Source data —

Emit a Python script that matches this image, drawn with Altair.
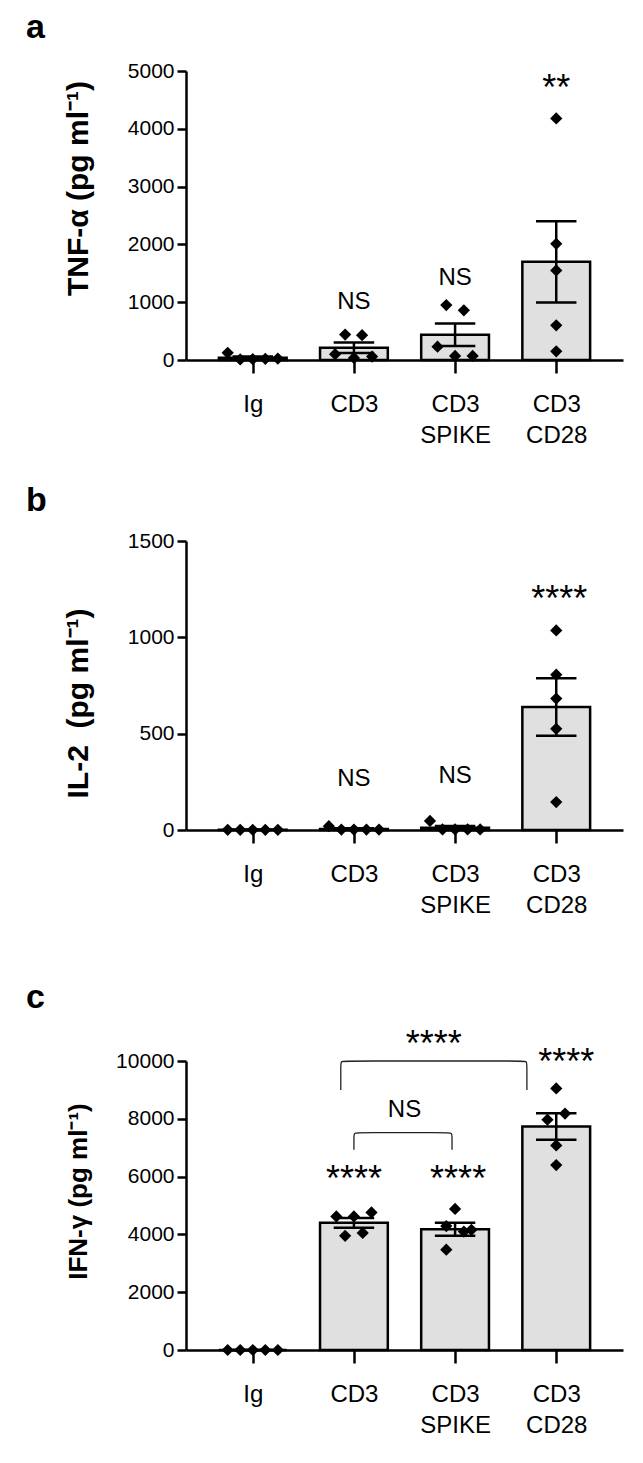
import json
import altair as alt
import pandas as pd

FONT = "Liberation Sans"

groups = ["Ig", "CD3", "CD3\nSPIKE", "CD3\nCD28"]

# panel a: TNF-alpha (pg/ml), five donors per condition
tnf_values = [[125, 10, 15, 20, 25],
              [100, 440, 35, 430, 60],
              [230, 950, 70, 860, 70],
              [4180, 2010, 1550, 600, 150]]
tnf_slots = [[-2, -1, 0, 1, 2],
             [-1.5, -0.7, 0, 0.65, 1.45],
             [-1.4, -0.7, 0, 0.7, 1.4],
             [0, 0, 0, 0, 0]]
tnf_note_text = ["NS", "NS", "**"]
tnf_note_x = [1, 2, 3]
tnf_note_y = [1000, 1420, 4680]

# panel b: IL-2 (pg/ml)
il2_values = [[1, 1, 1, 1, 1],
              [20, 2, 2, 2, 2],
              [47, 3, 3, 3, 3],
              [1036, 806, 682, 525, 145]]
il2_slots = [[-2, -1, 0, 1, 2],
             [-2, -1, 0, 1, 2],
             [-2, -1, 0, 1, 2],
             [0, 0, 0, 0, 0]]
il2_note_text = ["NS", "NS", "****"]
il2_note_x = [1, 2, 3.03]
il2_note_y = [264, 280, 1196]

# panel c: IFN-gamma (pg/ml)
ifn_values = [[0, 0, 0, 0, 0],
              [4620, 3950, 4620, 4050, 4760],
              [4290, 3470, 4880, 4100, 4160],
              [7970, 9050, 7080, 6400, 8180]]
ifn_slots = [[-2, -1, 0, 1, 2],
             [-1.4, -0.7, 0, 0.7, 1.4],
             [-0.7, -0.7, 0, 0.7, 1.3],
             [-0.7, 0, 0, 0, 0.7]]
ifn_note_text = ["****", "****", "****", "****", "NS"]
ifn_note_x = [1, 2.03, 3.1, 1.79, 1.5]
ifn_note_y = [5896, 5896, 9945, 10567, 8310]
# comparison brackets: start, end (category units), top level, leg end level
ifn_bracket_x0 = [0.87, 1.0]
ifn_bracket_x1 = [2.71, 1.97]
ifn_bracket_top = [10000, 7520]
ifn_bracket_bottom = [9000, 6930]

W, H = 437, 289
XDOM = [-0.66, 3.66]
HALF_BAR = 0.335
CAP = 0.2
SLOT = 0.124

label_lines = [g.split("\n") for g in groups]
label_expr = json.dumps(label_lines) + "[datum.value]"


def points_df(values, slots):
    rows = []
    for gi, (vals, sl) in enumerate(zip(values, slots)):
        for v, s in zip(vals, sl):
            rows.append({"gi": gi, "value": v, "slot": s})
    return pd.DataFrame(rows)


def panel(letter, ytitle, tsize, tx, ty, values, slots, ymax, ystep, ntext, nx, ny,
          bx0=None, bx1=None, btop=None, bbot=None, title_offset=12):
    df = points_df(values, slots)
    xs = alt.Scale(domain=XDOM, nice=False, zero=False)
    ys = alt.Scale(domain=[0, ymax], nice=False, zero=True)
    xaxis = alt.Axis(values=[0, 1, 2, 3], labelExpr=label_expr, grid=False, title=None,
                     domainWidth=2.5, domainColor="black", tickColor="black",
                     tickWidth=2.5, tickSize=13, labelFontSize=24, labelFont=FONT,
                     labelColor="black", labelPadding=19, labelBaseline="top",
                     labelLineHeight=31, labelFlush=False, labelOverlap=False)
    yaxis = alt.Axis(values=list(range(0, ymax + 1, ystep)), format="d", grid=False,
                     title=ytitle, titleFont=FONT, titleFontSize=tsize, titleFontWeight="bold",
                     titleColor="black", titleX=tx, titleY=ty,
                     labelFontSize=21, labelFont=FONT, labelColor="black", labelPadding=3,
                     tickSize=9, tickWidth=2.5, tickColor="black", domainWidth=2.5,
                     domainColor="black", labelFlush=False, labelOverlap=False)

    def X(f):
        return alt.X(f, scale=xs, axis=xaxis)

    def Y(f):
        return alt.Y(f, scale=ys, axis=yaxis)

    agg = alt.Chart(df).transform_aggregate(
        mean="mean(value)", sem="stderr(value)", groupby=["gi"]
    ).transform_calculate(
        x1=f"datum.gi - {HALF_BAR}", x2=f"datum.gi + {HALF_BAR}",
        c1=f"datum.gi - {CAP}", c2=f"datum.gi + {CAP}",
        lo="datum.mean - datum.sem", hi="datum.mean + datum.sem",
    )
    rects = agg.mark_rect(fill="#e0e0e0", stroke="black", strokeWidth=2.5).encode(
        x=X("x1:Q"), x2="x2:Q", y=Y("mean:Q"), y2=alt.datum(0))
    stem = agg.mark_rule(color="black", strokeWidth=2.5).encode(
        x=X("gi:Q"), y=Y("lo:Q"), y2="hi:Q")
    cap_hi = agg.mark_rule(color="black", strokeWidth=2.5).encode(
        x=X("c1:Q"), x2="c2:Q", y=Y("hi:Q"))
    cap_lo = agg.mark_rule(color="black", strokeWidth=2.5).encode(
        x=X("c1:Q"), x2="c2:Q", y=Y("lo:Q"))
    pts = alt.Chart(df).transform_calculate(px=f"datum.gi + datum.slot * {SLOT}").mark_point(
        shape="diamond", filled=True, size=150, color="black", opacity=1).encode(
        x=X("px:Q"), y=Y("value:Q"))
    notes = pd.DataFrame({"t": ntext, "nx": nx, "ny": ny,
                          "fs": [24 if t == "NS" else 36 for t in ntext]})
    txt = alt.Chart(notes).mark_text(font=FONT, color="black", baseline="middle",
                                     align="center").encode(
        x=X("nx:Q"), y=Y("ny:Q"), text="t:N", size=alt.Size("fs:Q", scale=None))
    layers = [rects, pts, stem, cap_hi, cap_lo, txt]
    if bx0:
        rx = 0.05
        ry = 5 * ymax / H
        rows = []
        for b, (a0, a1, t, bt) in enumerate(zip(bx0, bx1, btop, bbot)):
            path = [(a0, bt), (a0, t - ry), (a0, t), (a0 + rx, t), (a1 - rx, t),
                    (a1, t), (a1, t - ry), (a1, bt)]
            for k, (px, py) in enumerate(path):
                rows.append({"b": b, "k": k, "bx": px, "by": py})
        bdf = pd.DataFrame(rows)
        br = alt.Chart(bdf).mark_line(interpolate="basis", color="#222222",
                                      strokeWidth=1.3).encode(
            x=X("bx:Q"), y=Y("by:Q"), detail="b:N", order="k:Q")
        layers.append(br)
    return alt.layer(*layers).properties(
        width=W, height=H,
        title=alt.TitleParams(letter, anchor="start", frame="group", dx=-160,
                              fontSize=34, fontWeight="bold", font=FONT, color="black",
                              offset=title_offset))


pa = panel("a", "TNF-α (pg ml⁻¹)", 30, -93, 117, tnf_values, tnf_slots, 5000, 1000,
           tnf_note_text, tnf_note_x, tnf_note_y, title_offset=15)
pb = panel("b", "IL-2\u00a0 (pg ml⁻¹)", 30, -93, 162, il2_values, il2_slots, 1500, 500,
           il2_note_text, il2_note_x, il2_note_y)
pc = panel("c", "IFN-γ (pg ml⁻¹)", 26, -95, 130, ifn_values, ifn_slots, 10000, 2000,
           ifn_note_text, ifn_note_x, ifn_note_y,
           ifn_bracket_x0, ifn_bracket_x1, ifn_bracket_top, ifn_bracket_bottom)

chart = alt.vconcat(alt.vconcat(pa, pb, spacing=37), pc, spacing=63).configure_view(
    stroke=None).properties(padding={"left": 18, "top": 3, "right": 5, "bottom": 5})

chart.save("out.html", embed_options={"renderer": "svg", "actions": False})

Exercise details —
Emit the lines of the material exactly, from its first line to the line containing "tnf_note_y = [1000, 1420, 4680]", inclusive; leave every picture out.

Right answer —
Emit a Python script that matches this image, drawn with Altair.
import json
import altair as alt
import pandas as pd

FONT = "Liberation Sans"

groups = ["Ig", "CD3", "CD3\nSPIKE", "CD3\nCD28"]

# panel a: TNF-alpha (pg/ml), five donors per condition
tnf_values = [[125, 10, 15, 20, 25],
              [100, 440, 35, 430, 60],
              [230, 950, 70, 860, 70],
              [4180, 2010, 1550, 600, 150]]
tnf_slots = [[-2, -1, 0, 1, 2],
             [-1.5, -0.7, 0, 0.65, 1.45],
             [-1.4, -0.7, 0, 0.7, 1.4],
             [0, 0, 0, 0, 0]]
tnf_note_text = ["NS", "NS", "**"]
tnf_note_x = [1, 2, 3]
tnf_note_y = [1000, 1420, 4680]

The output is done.